3. New and Revised Standards and Interpretations
Standards and Interpretations Effective in Financial Year 2008/2009
Application of the following standards was required in financial year 2008/2009.
- Amendments to IAS 39 and IFRS 7: Reclassification of Financial Assets
Under IAS 39, in certain circumstances financial assets classified as at fair value through profit or loss may be reclassified to another category and financial assets classified as available-for-sale financial assets may be reclassified as loans and receivables. Reclassifications must be disclosed under IFRS 7 in the notes to the consolidated financial statements.
- Amendments to IAS 39 and IFRS 7: Reclassification of Financial Assets: Effective Date and Transition
These amendments provide clarification about the effective date and transitional provisions.

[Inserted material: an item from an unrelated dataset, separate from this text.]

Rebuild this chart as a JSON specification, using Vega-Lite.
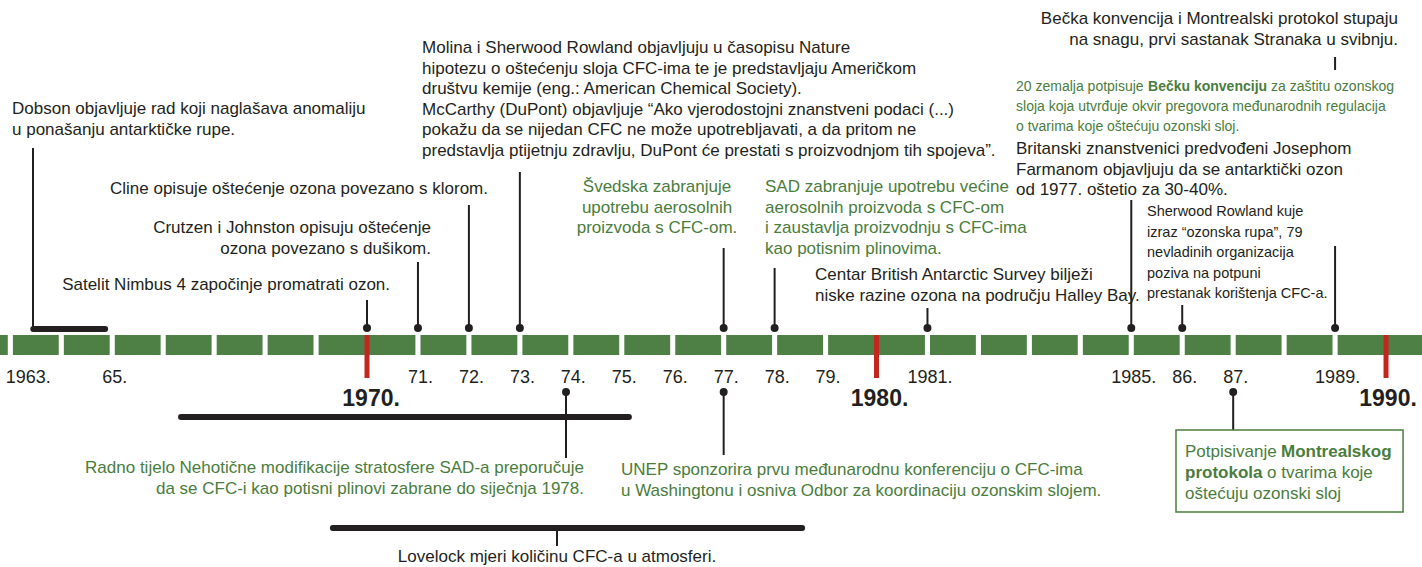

As there were no reclassifications in the past financial year, the amendments had no effect on the Financial Statements.
The EU additionally endorsed a number of standards and interpretations that Demag Cranes AG is not required to apply until the following financial year. Demag Cranes AG has not elected early application.
Standards and Interpretations Effective in Later Financial Years
A number of new International Financial Reporting Standards were issued during financial year 2008/2009 and endorsed by the EU. These are effective for future periods and Demag Cranes AG has not elected to adopt them early.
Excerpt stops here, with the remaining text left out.